The divide between the civilian and the service member, then, need not feel so wide.  Perhaps the way forward is merely through living up to those ideals, through action, and a greater commitment by the citizenry to the institutions of American civic life that so many veterans are working to rebuild.  Teddy Roosevelt once claimed a healthy society would regard the man “who shirks his duty to the State in time of peace as being only one degree worse than the man who thus shirks it in time of war.  A great many of our men … rather plume themselves upon being good citizens if they even vote; yet voting is the very least of their duties.”  That seems right to me.  The exact nature of those additional duties will depend on the individual’s principles.  What is undeniable, though, is that there is always a way to serve, to help bend the power and potential of the United States toward the good.

No civilian can assume the moral burdens felt at a gut level by participants in war, but all can show an equal commitment to their country, an equal assumption of the obligations inherent in citizenship, and an equal bias for action.  Ideals are one thing—the messy business of putting them into practice is another.  That means giving up on any claim to moral purity.
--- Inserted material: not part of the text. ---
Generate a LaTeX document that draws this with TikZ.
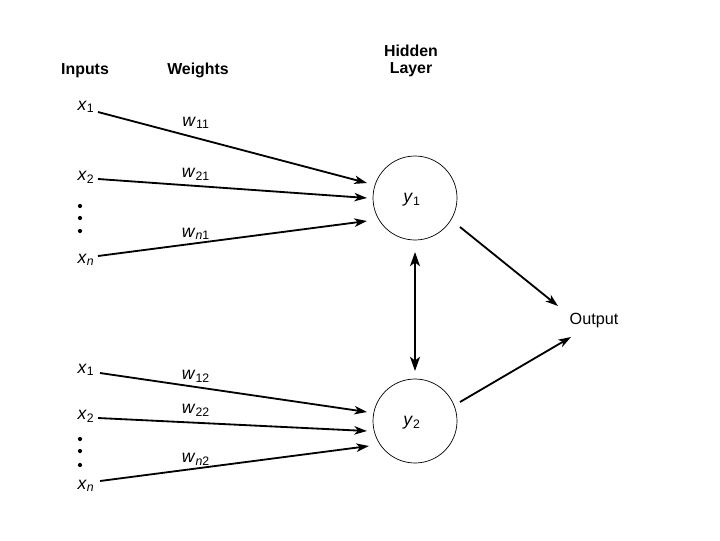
\documentclass[tikz,border=0pt]{standalone}
\usepackage{fontspec}
\setmainfont{Liberation Sans}
\usetikzlibrary{arrows.meta}
\begin{document}
\begin{tikzpicture}[x=0.025cm,y=-0.025cm,
  lbl/.style={inner sep=1pt,font=\fontsize{12.5}{14}\selectfont},
  olbl/.style={inner sep=1pt,font=\fontsize{11.5}{13}\selectfont},
  hdr/.style={inner sep=0pt,font=\fontsize{11.3}{12.5}\selectfont\bfseries,align=center},
  wire/.style={line width=1.3pt,-{Stealth[length=9pt,width=6pt,inset=2.5pt]}},
  neuron/.style={circle,draw,line width=0.5pt,minimum size=84*0.025cm,inner sep=0pt},
  dot/.style={circle,fill,inner sep=0pt,minimum size=3pt}]
\useasboundingbox (0,0) rectangle (720,540);
% headers
\node[hdr,anchor=base] (hin) at (85,74) {Inputs};
\node[hdr,anchor=base] (hw) at (198,74) {Weights};
\node[hdr] (hh) at (411,61) {Hidden\\Layer};
% neurons
\node[neuron] (y1) at (415,198) {};
\node[lbl] (y1l) at (412,200) {\textit{y}\textsubscript{1}};
\node[neuron] (y2) at (415,421) {};
\node[lbl] (y2l) at (412,423) {\textit{y}\textsubscript{2}};
\node[olbl] (out) at (594,321) {Output};
% upper inputs
\node[lbl] (a1) at (86,107) {\textit{x}\textsubscript{1}};
\node[lbl] (a2) at (86,177) {\textit{x}\textsubscript{2}};
\node[lbl] (an) at (86,260) {\textit{x}\textsubscript{\textit{n}}};
\node[dot] (ad1) at (80,206) {};
\node[dot] (ad2) at (80,218) {};
\node[dot] (ad3) at (80,231) {};
\coordinate (a1s) at (98,112); \coordinate (a1e) at (367,183);
\coordinate (a2s) at (98,179); \coordinate (a2e) at (367,198);
\coordinate (ans) at (98,256); \coordinate (ane) at (367,221);
\draw[wire] (a1s) -- (a1e);
\draw[wire] (a2s) -- (a2e);
\draw[wire] (ans) -- (ane);
\node[lbl] (w11) at (196,123) {\textit{w}\textsubscript{11}};
\node[lbl] (w21) at (196,174) {\textit{w}\textsubscript{21}};
\node[lbl] (wn1) at (196,234) {\textit{w}\textsubscript{\textit{n}1}};
% lower inputs
\node[lbl] (b1) at (86,370) {\textit{x}\textsubscript{1}};
\node[lbl] (b2) at (86,416) {\textit{x}\textsubscript{2}};
\node[lbl] (bn) at (86,486) {\textit{x}\textsubscript{\textit{n}}};
\node[dot] (bd1) at (80,439) {};
\node[dot] (bd2) at (80,451) {};
\node[dot] (bd3) at (80,465) {};
\coordinate (b1s) at (100,373); \coordinate (b1e) at (367,412);
\coordinate (b2s) at (98,418); \coordinate (b2e) at (367,431);
\coordinate (bns) at (100,481); \coordinate (bne) at (369,446);
\draw[wire] (b1s) -- (b1e);
\draw[wire] (b2s) -- (b2e);
\draw[wire] (bns) -- (bne);
\node[lbl] (w12) at (196,376) {\textit{w}\textsubscript{12}};
\node[lbl] (w22) at (196,410) {\textit{w}\textsubscript{22}};
\node[lbl] (wn2) at (196,459) {\textit{w}\textsubscript{\textit{n}2}};
% hidden connections
\coordinate (c1) at (415,252); \coordinate (c2) at (415,371);
\draw[line width=1.7pt,{Stealth[length=10pt,width=7pt,inset=2.5pt]}-{Stealth[length=10pt,width=7pt,inset=2.5pt]}] (c1) -- (c2);
\coordinate (o1s) at (460,227); \coordinate (o1e) at (558,306);
\coordinate (o2s) at (460,402); \coordinate (o2e) at (571,337);
\draw[wire] (o1s) -- (o1e);
\draw[wire] (o2s) -- (o2e);
\end{tikzpicture}
\end{document}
That means getting your hands dirty.

When we talk about voting in Lowell we are talking about those who do their duty and those who do not.  That is between good citizens and those who shirk their responsibility.  I am willing to allow that those who came from other countries may be reluctant about civic engagement and that it is the responsibility of the rest of us to ease that pain, that fear.

All need to be involved, in peace as well as in war.